Intel has released a product change notification (PCN) update that cancels all of the Kaby Lake-G products and succinctly discusses why:
Market demand for the products listed in the “Products Affected/Intel Ordering Codes” table below have shifted to other Intel products. The products identified in this notification will be discontinued and unavailable for additional orders after the “Last Product Discontinuance Order Date” (see “Key Milestones” above).
There was always a certain irony to the entire KL-G product family. For years, AMD fans have wanted the company to build a forward-looking APU that combined CPU, GPU, and HBM technology to create a true all-in-one solution. For years, AMD’s weak CPUs undercut any argument in favor of this kind of product. Even with Ryzen now well established in-market, AMD has given no sign that it intends to bring HBM to APUs in this space. From what we’ve heard in the past, the difficulty of adopting interposer technology at the price points APUs typically command has precluded the endeavor. It’s not clear if AMD’s shift to chiplets makes the idea of adopting HBM for APUs more difficult, but we do know that the company has stated that its Matisse design would not be used for an APU product. Thus, the closest thing to an AMD APU with HBM has been an Intel CPU with an on-die AMD GPU.
Intel, of course, has good reason to be moving on from its AMD partnership. The stars may have briefly aligned for the two companies to make a deal on Hades Canyon, but the constellations have clearly moved out of conjunction since. In 2017, Intel’s own GPU efforts had stagnated. From Skylake to the launch of Ice Lake just a few months ago, Intel held its graphics constant — roughly four years. With Ice Lake serving as the initial debut for the architecture we’ll see with Xe, the company’s first discrete GPUs in nearly two decades, Intel is moving on to focus on its own architectures and hardware.

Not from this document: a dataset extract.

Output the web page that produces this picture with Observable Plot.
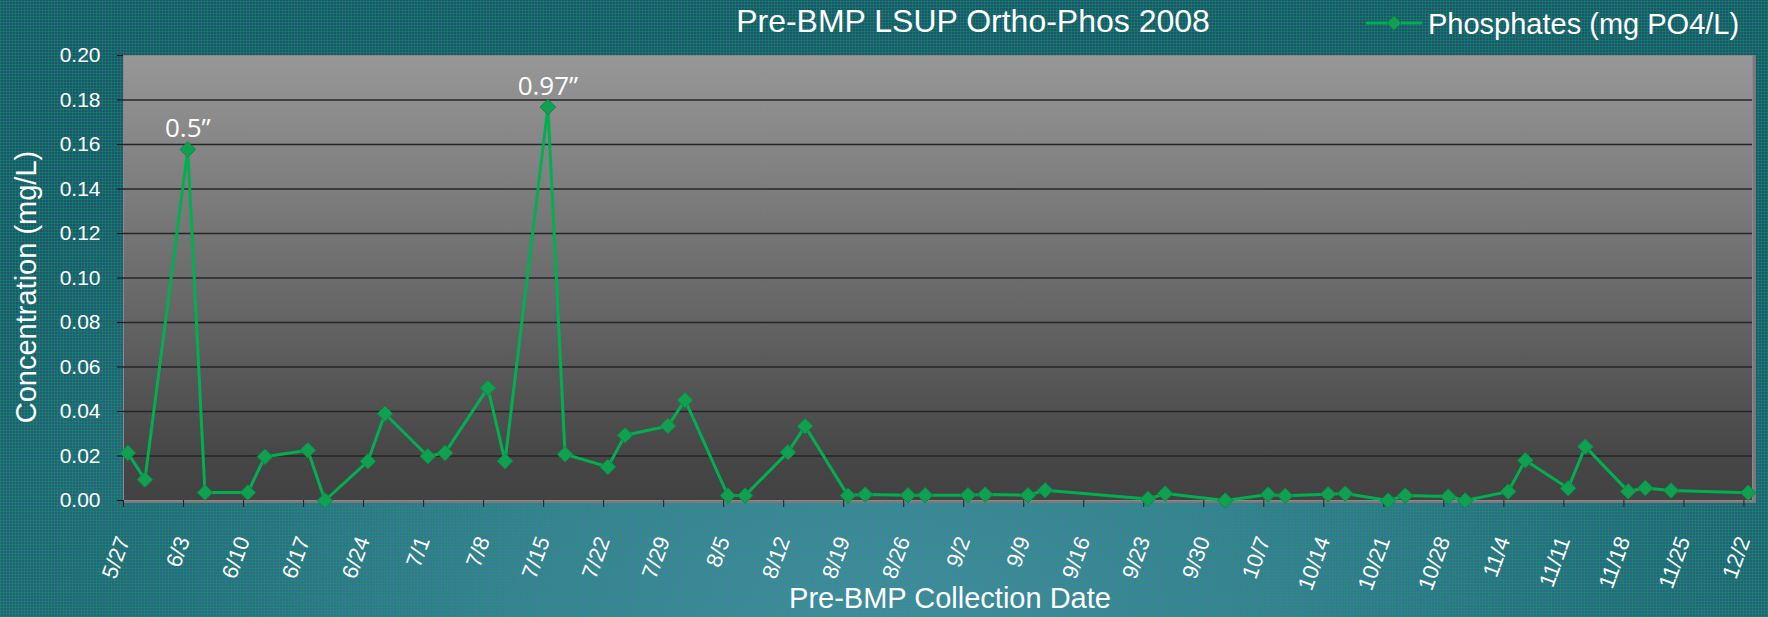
<!DOCTYPE html>
<html>
<head>
<meta charset="utf-8">
<script src="https://cdn.jsdelivr.net/npm/d3@7"></script>
<script src="https://cdn.jsdelivr.net/npm/@observablehq/plot@0.6"></script>
<style>
  html, body { margin: 0; padding: 0; background: #1f5670; }
  #wrap {
    position: relative; width: 1768px; height: 617px; overflow: hidden;
    font-family: "Liberation Sans", Arial, sans-serif; color: #fff;
    background:
      repeating-linear-gradient(90deg, rgba(10,170,90,0.32) 0 1px, rgba(0,0,0,0) 1px 3px),
      repeating-linear-gradient(0deg, rgba(10,170,90,0.32) 0 1px, rgba(0,0,0,0) 1px 3px),
      radial-gradient(ellipse 62% 95% at 50% 100%, #4c85ab 0%, #3f7a9c 35%, #2b6784 65%, #1d5570 100%);
  }
  #chart { position: absolute; left: 0; top: 0; }
  .lbl { position: absolute; white-space: nowrap; line-height: 29px; font-size: 29px; }
  #title { left: 973px; top: 5px; font-size: 32px; line-height: 32px; transform: translateX(-50%); }
  #legend { left: 1366px; top: 10px; display: flex; align-items: center; }
  #legend svg { margin-right: 6px; margin-top: -4px; }
  #ytitle { left: 26px; top: 287px; transform: translate(-50%, -50%) rotate(-90deg); }
  #xtitle { left: 950px; top: 584px; transform: translateX(-50%); }
</style>
</head>
<body>
<div id="wrap">
  <div id="chart"></div>
  <div id="title" class="lbl">Pre-BMP LSUP Ortho-Phos 2008</div>
  <div id="legend" class="lbl"><svg width="56" height="16" viewBox="0 0 56 16"><line x1="0" y1="8" x2="56" y2="8" stroke="#00b050" stroke-width="3"/><polygon points="28,1 35,8 28,15 21,8" fill="#10a150" stroke="#0c8a45"/></svg><span>Phosphates (mg PO4/L)</span></div>
  <div id="ytitle" class="lbl">Concentration (mg/L)</div>
  <div id="xtitle" class="lbl">Pre-BMP Collection Date</div>
</div>
<script>
// ---- data ----
const sampleDates = ["5/27","5/29","6/3","6/5","6/10","6/12","6/17","6/19","6/24","6/26",
  "7/1","7/3","7/8","7/10","7/15","7/17","7/22","7/24","7/29","7/31",
  "8/5","8/7","8/12","8/14","8/19","8/21","8/26","8/28",
  "9/2","9/4","9/9","9/11","9/23","9/25",
  "10/2","10/7","10/9","10/14","10/16","10/21","10/23","10/28","10/30",
  "11/4","11/6","11/11","11/13","11/18","11/20","11/23","12/2"];
const phosphates = [0.0214,0.0094,0.1578,0.0036,0.0036,0.0197,0.0226,0.0,0.0176,0.0390,
  0.0199,0.0214,0.0506,0.0177,0.1768,0.0208,0.0151,0.0293,0.0335,0.0451,
  0.0022,0.0022,0.0217,0.0334,0.0022,0.0027,0.0024,0.0024,
  0.0024,0.0027,0.0024,0.0046,0.0007,0.0031,
  0.0,0.0027,0.0021,0.0028,0.0031,0.0,0.0022,0.0018,0.0,
  0.0040,0.0181,0.0055,0.0242,0.0041,0.0056,0.0045,0.0035];
const tickLabels = ["5/27","6/3","6/10","6/17","6/24","7/1","7/8","7/15","7/22","7/29",
  "8/5","8/12","8/19","8/26","9/2","9/9","9/16","9/23","9/30","10/7","10/14","10/21",
  "10/28","11/4","11/11","11/18","11/25","12/2"];
const xDomainLabels = ["5/27","12/3"];
const yTicks = [0.00,0.02,0.04,0.06,0.08,0.10,0.12,0.14,0.16,0.18,0.20];
const annDates = ["6/3","7/15"];
const annLabels = ["0.5\u201D","0.97\u201D"];
const year = 2008;

// ---- build ----
const parse = s => { const [m, d] = s.split("/").map(Number); return new Date(Date.UTC(year, m - 1, d)); };
const halfDay = 12 * 3600 * 1000;
const center = s => new Date(parse(s).getTime() + halfDay);
const data = sampleDates.map((s, i) => ({date: center(s), value: phosphates[i]}));
const ann = annDates.map((s, i) => ({date: center(s), value: phosphates[sampleDates.indexOf(s)], label: annLabels[i]}));
const tickDates = tickLabels.map(parse);
const labelOf = new Map(tickDates.map((d, i) => [+d, tickLabels[i]]));

const defs = () => {
  const g = d3.create("svg:defs");
  const lg = g.append("linearGradient").attr("id", "plotbg").attr("x1", 0).attr("y1", 0).attr("x2", 0).attr("y2", 1);
  lg.append("stop").attr("offset", "0%").attr("stop-color", "#979797");
  lg.append("stop").attr("offset", "55%").attr("stop-color", "#686868");
  lg.append("stop").attr("offset", "90%").attr("stop-color", "#464646");
  lg.append("stop").attr("offset", "100%").attr("stop-color", "#424242");
  return g.node();
};

const chart = Plot.plot({
  width: 1768,
  height: 617,
  marginLeft: 123,
  marginRight: 16,
  marginTop: 55,
  marginBottom: 117,
  style: {background: "transparent", color: "white", fontFamily: "'Liberation Sans', Arial, sans-serif", overflow: "visible"},
  x: {type: "utc", domain: xDomainLabels.map(parse)},
  y: {domain: [0, 0.2]},
  marks: [
    defs,
    Plot.frame({stroke: "#7a7a7a", strokeWidth: 3, dx: 2, dy: 1}),
    Plot.frame({fill: "url(#plotbg)", stroke: "#8a8a8a", strokeWidth: 1}),
    Plot.gridY(yTicks.slice(1, -1), {stroke: "#262626", strokeOpacity: 1, strokeWidth: 1.5}),
    Plot.axisY(yTicks, {tickFormat: d3.format(".2f"), tickSize: 6, tickPadding: 17, fontSize: 21,
      stroke: "#111", fill: "white", line: true, label: null}),
    Plot.axisX(tickDates, {tickFormat: d => labelOf.get(+d), tickRotate: -70, tickSize: 7, tickPadding: 30,
      fontSize: 22, stroke: "#222", fill: "white", label: null}),
    Plot.line(data, {x: "date", y: "value", stroke: "#00b050", strokeWidth: 3}),
    Plot.dot(data, {x: "date", y: "value", symbol: "diamond2", r: 7, fill: "#10a150", stroke: "#0c8a45", strokeWidth: 1}),
    Plot.text(ann, {x: "date", y: "value", text: "label", lineAnchor: "bottom", dy: -12, fontSize: 26,
      fontFamily: "'Open Sans', sans-serif", fill: "white"})
  ]
});
document.getElementById("chart").appendChild(chart);
</script>
</body>
</html>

Hades Canyon would still outperform any Ice lake-equipped system — the integrated solution with HBM would still compete reasonably well with upper-entry-level to lower-midrange cards today. The GPU is a bit of a hybrid between Polaris and Vega with some of the features of each. Still, the writing is on the wall with Xe expected to launch in 2020, and we’re not surprised to see Intel ushering Kaby Lake-G to the door. The part never saw wide adoption, but it remains one of the more unique bits of hardware Intel ever launched.